Tag Archives: Poem

det tar tid

21 Feb

“it takes time”

About half of my existence is spent pondering the Could-Have-Beens, the little moments where my meddling took me down one path or another. It could have happened. A lot of things could’ve happened, but hell, if they did then things would be a lot different than they are now.
I’d imagine it so.

There are three things that don’t belong to me on my wall- well, not so much not belonging to me as not made by me. Or both-
One of them is a scratched drawing of a ‘peace robot’ on that special black-coated paper that has bright colors underneath. A boy at my church gave it to me. It is made of awesome.
There is also a print hanging above it- I found it in the trash can in the art room before winter break- it’s actually Jacob’s, and I wonder if he’d like it back. It is very well made. He printed it somehow so there are about three repeated copies, all on top of each other, flipped over and twisted. I don’t know how he did it, but I aim to replicate the feat.
Under that, I have a folded-up copy of a poem Wil wrote (well, not so much wrote as pasted together) that I found crumpled on the sidewalk outside Mrs. Grace’s room. It’s almost not his style-Wil usually writes poetry in long alliterative sentences- but I like it nonetheless. I can’t read it from my bed, but I can see the little words serpentining down the page.

Those are my three ‘foreign objects’.

I used to be afraid of a lot of things.
Stupid things, like geese and bees and stingrays and large dogs and the dark-
but I’ve realized, over the years, that these sorts of things are inconsequential. I know what I really fear, at least nowadays:
Being alone;
Change;
Being ignored or forgotten about;
and helplessness.

I’m going to try to face my fears, one by one.
It’ll take a while.

elephant in your brain

4 Feb

Reminding you you’ve got to make a choice: put his arms around you slow, ‘cos you tense up like an armadillo…
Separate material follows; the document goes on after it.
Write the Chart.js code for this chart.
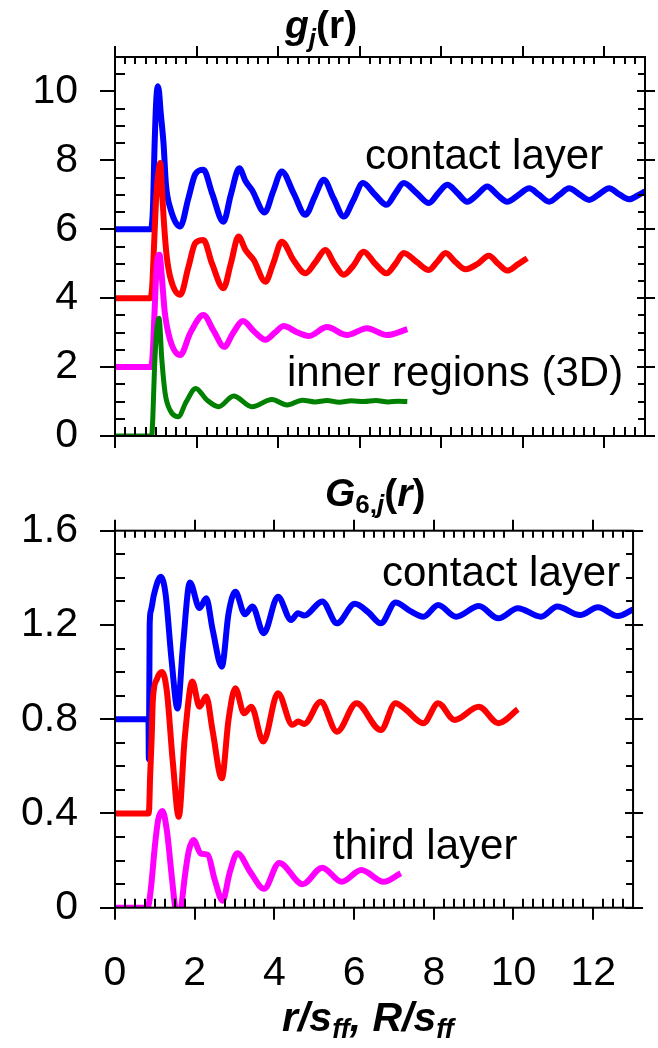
<!DOCTYPE html>
<html>
<head>
<meta charset="utf-8">
<script src="https://cdn.jsdelivr.net/npm/chart.js@4/dist/chart.umd.min.js"></script>
<style>
  html, body { margin:0; padding:0; background:#fff; }
  body { width:658px; height:1048px; position:relative; overflow:hidden; font-family:"Liberation Sans", Arial, sans-serif; color:#000; }
  canvas { position:absolute; left:0; }
  #c1 { top:0; }
  #c2 { top:450px; }
  .txt { position:absolute; white-space:nowrap; line-height:1; }
  .sub { position:relative; }
</style>
</head>
<body>
<canvas id="c1" width="658" height="450"></canvas>
<canvas id="c2" width="658" height="598"></canvas>

<div class="txt" style="left:285px; top:5px; font-size:39px; font-weight:bold;"><i>g</i><span class="sub" style="font-size:26px; top:9px;"><i>j</i></span>(r)</div>
<div class="txt" style="left:365px; top:134px; font-size:42px;">contact layer</div>
<div class="txt" style="left:287px; top:351px; font-size:42px;">inner regions (3D)</div>

<div class="txt" style="left:325px; top:473px; font-size:39px; font-weight:bold;"><i>G</i><span class="sub" style="font-size:26px; top:7px;">6,<i>j</i></span>(<i>r</i>)</div>
<div class="txt" style="left:382px; top:551px; font-size:42px;">contact layer</div>
<div class="txt" style="left:333px; top:824px; font-size:42px;">third layer</div>

<div class="txt" style="left:282px; top:997px; font-size:41px; font-weight:bold; font-style:italic;">r/s<span class="sub" style="font-size:27px; top:7px;">ff</span>, R/s<span class="sub" style="font-size:27px; top:7px;">ff</span></div>

<script>
// ---------- data: top panel g_j(r) ----------
const gContactX = [0,0.88,0.93,0.97,1.01,1.05,1.08,1.12,1.19,1.25,1.36,1.60,1.80,1.97,2.17,2.38,2.66,2.84,3.05,3.20,3.36,3.67,3.88,4.09,4.38,4.67,4.90,5.12,5.36,5.61,5.85,6.08,6.38,6.66,6.88,7.08,7.40,7.70,7.93,8.15,8.40,8.64,8.88,9.13,9.38,9.62,9.90,10.16,10.40,10.65,10.90,11.14,11.38,11.63,11.88,12.12,12.36,12.61,12.82,13.0];
const gContactY = [6.0,6.0,6.6,8.4,9.7,10.15,10.0,9.4,8.5,7.3,6.6,6.08,6.9,7.6,7.73,7.05,6.22,7.0,7.77,7.4,7.14,6.49,7.1,7.68,7.05,6.42,6.95,7.44,6.9,6.37,6.85,7.34,7.0,6.71,7.05,7.34,7.05,6.76,7.05,7.29,7.05,6.80,7.0,7.24,7.0,6.80,7.0,7.19,7.0,6.80,7.0,7.19,7.02,6.85,7.02,7.19,7.02,6.87,6.98,7.10];

const gSecondX = [0,0.86,0.91,0.96,1.01,1.06,1.11,1.15,1.20,1.27,1.38,1.60,1.80,1.97,2.17,2.38,2.66,2.84,3.03,3.20,3.40,3.69,3.88,4.09,4.38,4.67,4.92,5.16,5.38,5.61,5.85,6.10,6.38,6.66,6.88,7.08,7.40,7.70,7.90,8.11,8.35,8.60,8.90,9.17,9.40,9.62,9.88,10.11];
const gSecondY = [4.0,4.0,4.3,5.6,6.9,7.6,7.92,7.2,6.2,5.2,4.5,4.10,4.9,5.6,5.69,5.0,4.29,5.0,5.79,5.4,5.11,4.48,5.0,5.64,5.1,4.72,5.05,5.40,5.0,4.68,4.95,5.35,5.0,4.72,5.0,5.31,5.05,4.82,5.05,5.31,5.05,4.84,5.0,5.23,5.0,4.80,4.98,5.16];

const gThirdX = [0,0.86,0.92,0.97,1.02,1.09,1.15,1.22,1.35,1.60,1.85,2.17,2.42,2.68,2.90,3.14,3.40,3.69,3.92,4.14,4.45,4.75,5.20,5.69,6.18,6.67,7.17];
const gThirdY = [2.0,2.0,2.3,3.6,4.9,5.26,4.6,3.6,2.8,2.35,3.0,3.51,3.05,2.59,3.0,3.34,3.05,2.79,3.0,3.19,3.02,2.90,3.16,2.93,3.13,2.93,3.10];

const gInnerX = [0,0.90,0.93,0.97,1.02,1.08,1.15,1.23,1.35,1.55,1.75,1.98,2.25,2.54,2.91,3.36,3.85,4.22,4.6,4.9,5.2,5.5,5.8,6.1,6.4,6.7,6.95,7.17];
const gInnerY = [0,0,0.6,2.0,3.0,3.42,2.2,1.24,0.75,0.56,1.0,1.38,1.05,0.85,1.16,0.85,1.06,0.90,1.04,0.99,1.03,0.98,1.02,1.00,1.03,0.99,1.01,1.00];

// ---------- data: bottom panel G6,j(r) ----------
const G6ContactX = [0,0.84,0.85,0.87,0.90,0.98,1.15,1.27,1.42,1.57,1.70,1.88,2.12,2.29,2.45,2.68,2.85,3.02,3.26,3.45,3.73,4.09,4.42,4.59,4.75,5.20,5.57,6.02,6.35,6.67,7.04,7.40,7.74,8.11,8.56,9.13,9.62,10.11,10.69,11.10,11.67,12.12,12.62,13.0];
const G6ContactY = [0.8,0.8,0.63,1.20,1.26,1.33,1.405,1.33,1.05,0.845,1.10,1.38,1.272,1.313,1.18,1.023,1.25,1.341,1.245,1.278,1.165,1.32,1.221,1.25,1.24,1.30,1.207,1.29,1.255,1.207,1.295,1.26,1.235,1.285,1.235,1.28,1.228,1.271,1.235,1.278,1.242,1.275,1.238,1.266];

const G6SecondX = [0,0.84,0.86,0.88,0.92,0.95,1.05,1.18,1.30,1.45,1.60,1.75,1.94,2.12,2.29,2.45,2.68,2.85,3.02,3.24,3.42,3.72,4.09,4.45,4.60,4.75,5.16,5.57,6.06,6.67,7.04,7.30,7.74,8.11,8.52,9.13,9.62,10.11];
const G6SecondY = [0.4,0.4,0.43,0.55,0.72,0.88,0.97,1.0,0.92,0.62,0.386,0.72,0.96,0.853,0.896,0.75,0.549,0.80,0.931,0.825,0.853,0.705,0.91,0.776,0.79,0.78,0.874,0.747,0.868,0.754,0.868,0.84,0.783,0.868,0.797,0.853,0.783,0.842];

const G6ThirdX = [0,0.82,0.90,1.00,1.08,1.19,1.30,1.42,1.51,1.58,1.66,1.75,1.85,1.97,2.15,2.33,2.50,2.70,2.88,3.07,3.40,3.74,4.12,4.71,5.20,5.69,6.18,6.74,7.17];
const G6ThirdY = [0,0,0.08,0.26,0.37,0.41,0.33,0.14,0.0,-0.06,0.0,0.13,0.24,0.287,0.23,0.224,0.12,0.03,0.15,0.231,0.15,0.08,0.19,0.10,0.17,0.11,0.16,0.11,0.146];

// ---------- tick labels ----------
const xTickLabels = ['0','2','4','6','8','10','12'];
const gTickLabels = ['0','2','4','6','8','10'];
const G6TickLabels = ['0','0.4','0.8','1.2','1.6'];

// ---------- helpers ----------
const FONT = '"Liberation Sans", Arial, sans-serif';
function pts(xs, ys) { return xs.map((x, i) => ({ x: x, y: ys[i] })); }
function ds(xs, ys, color, w) {
  return { data: pts(xs, ys), borderColor: color, backgroundColor: color, borderWidth: w || 6,
           pointRadius: 0, fill: false, cubicInterpolationMode: 'monotone', borderJoinStyle: 'round', borderCapStyle: 'butt' };
}

function framePlugin(c) {
  return {
    id: 'frame',
    afterDatasetsDraw(chart) {
      const ctx = chart.ctx, a = chart.chartArea, xs = chart.scales.x, ys = chart.scales.y;
      ctx.save();
      ctx.strokeStyle = '#000';
      ctx.lineWidth = 2;
      ctx.lineCap = 'butt';
      ctx.strokeRect(a.left, a.top, a.right - a.left, a.bottom - a.top);
      ctx.beginPath();
      const L = (x1, y1, x2, y2) => { ctx.moveTo(x1, y1); ctx.lineTo(x2, y2); };
      const isMajor = (v, m) => Math.abs(v / m - Math.round(v / m)) < 1e-6;
      const nx = Math.round((c.xMax - c.xMin) / c.xMinor);
      for (let i = 0; i <= nx; i++) {
        const v = c.xMin + i * c.xMinor;
        const p = Math.round(xs.getPixelForValue(v));
        if (isMajor(v, c.xMajor)) {
          L(p, a.bottom, p, a.bottom + 12);
          L(p, a.top, p, a.top - 11);
        } else if (p > a.left + 1 && p < a.right - 1) {
          L(p, a.bottom, p, a.bottom - 9);
          L(p, a.top, p, a.top + 7);
        }
      }
      const ny = Math.round((c.yMax - c.yMin) / c.yMinor);
      for (let i = 0; i <= ny; i++) {
        const v = c.yMin + i * c.yMinor;
        const p = Math.round(ys.getPixelForValue(v));
        if (isMajor(v, c.yMajor)) {
          L(a.left, p, a.left - 15, p);
          L(a.right - 8, p, a.right + 10, p);
        } else if (p < a.bottom - 1 && p > a.top + 1) {
          L(a.left, p, a.left + 10, p);
          L(a.right, p, a.right - 7, p);
        }
      }
      ctx.stroke();
      ctx.restore();
    }
  };
}

Chart.defaults.font.family = FONT;
Chart.defaults.color = '#000';

function fitY(s) { s.width = 115; s.paddingTop = 0; s.paddingBottom = 0; }

// ---------- top chart ----------
new Chart(document.getElementById('c1'), {
  type: 'line',
  data: { datasets: [
    ds(gInnerX, gInnerY, '#008000', 5),
    ds(gThirdX, gThirdY, '#ff00ff'),
    ds(gSecondX, gSecondY, '#ff0000'),
    ds(gContactX, gContactY, '#0000ff')
  ] },
  options: {
    responsive: false, animation: false, devicePixelRatio: 1,
    layout: { padding: { top: 57, right: 13, bottom: 14, left: 0 } },
    plugins: { legend: { display: false }, tooltip: { enabled: false }, title: { display: false } },
    scales: {
      x: { type: 'linear', min: 0, max: 13, display: false,
           ticks: { display: false, stepSize: 2, includeBounds: false },
           grid: { display: false, drawTicks: false }, border: { display: false } },
      y: { type: 'linear', min: 0, max: 11,
           ticks: { stepSize: 2, includeBounds: false, padding: 37, color: '#000',
                    font: { size: 41, family: FONT },
                    callback: (v) => gTickLabels[Math.round(v / 2)] },
           grid: { display: false, drawTicks: false }, border: { display: false },
           afterFit: fitY }
    }
  },
  plugins: [framePlugin({ xMin: 0, xMax: 13, xMajor: 2, xMinor: 0.25, yMin: 0, yMax: 11, yMajor: 2, yMinor: 0.5 })]
});

// ---------- bottom chart ----------
new Chart(document.getElementById('c2'), {
  type: 'line',
  data: { datasets: [
    ds(G6ThirdX, G6ThirdY, '#ff00ff'),
    ds(G6SecondX, G6SecondY, '#ff0000'),
    ds(G6ContactX, G6ContactY, '#0000ff')
  ] },
  options: {
    responsive: false, animation: false, devicePixelRatio: 1,
    layout: { padding: { top: 80.7, right: 13, bottom: 0, left: 0 } },
    plugins: { legend: { display: false }, tooltip: { enabled: false }, title: { display: false } },
    scales: {
      x: { type: 'linear', min: 0, max: 13,
           ticks: { stepSize: 2, includeBounds: false, padding: 41, color: '#000', maxRotation: 0,
                    font: { size: 41, family: FONT },
                    callback: (v) => xTickLabels[Math.round(v / 2)] },
           grid: { display: false, drawTicks: false }, border: { display: false },
           afterFit: s => { s.height = 140.3; } },
      y: { type: 'linear', min: 0, max: 1.6,
           ticks: { stepSize: 0.4, includeBounds: false, padding: 37, color: '#000',
                    font: { size: 41, family: FONT },
                    callback: (v) => G6TickLabels[Math.round(v / 0.4)] },
           grid: { display: false, drawTicks: false }, border: { display: false },
           afterFit: fitY }
    }
  },
  plugins: [framePlugin({ xMin: 0, xMax: 13, xMajor: 2, xMinor: 0.25, yMin: 0, yMax: 1.6, yMajor: 0.4, yMinor: 0.1 })]
});
</script>
</body>
</html>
Sorry, got a little carried away there with the lyrics ‘n’ all.
My room smells like incense. It is rather nice. I am suffering from over-internet usage (and yeah, I know, this is also the internet but I DON’T CARE

Today, besides being awesome, was just one long day of Taschen & Hove battling it out inside my cranium. Not going to comment any more on that-

More midnight drabbles! These are from Tuesday, I think.
================•••=
The meaningless statues of our fathers’ childhood have become another villain to fight with our popularity figures who wear for to may gin and tonic. We would have known your practical preparations, yearling right alone with you I decided to change the feelings but never too, perhaps I’ll not make a fool of myself especially seeds
========
There is a lot I wish I could read, but the ink overlaps itself in so many areas it is incomprehensible.
I want to sleep, but I know it is too early as of yet. Could I be reeling at this moment? Circling, waving like a flag in the breeze, wihout moving at all, yet- steam engine through me, my heartbeat an engine’s steady throb, a hum that permeates thought and soul and body
Of course, I am a waxing poetic, weaving my sentences together in time, time, time, and a sort of Runic rhyme- well I suppose this is where I leave, drop me off at my stop, please.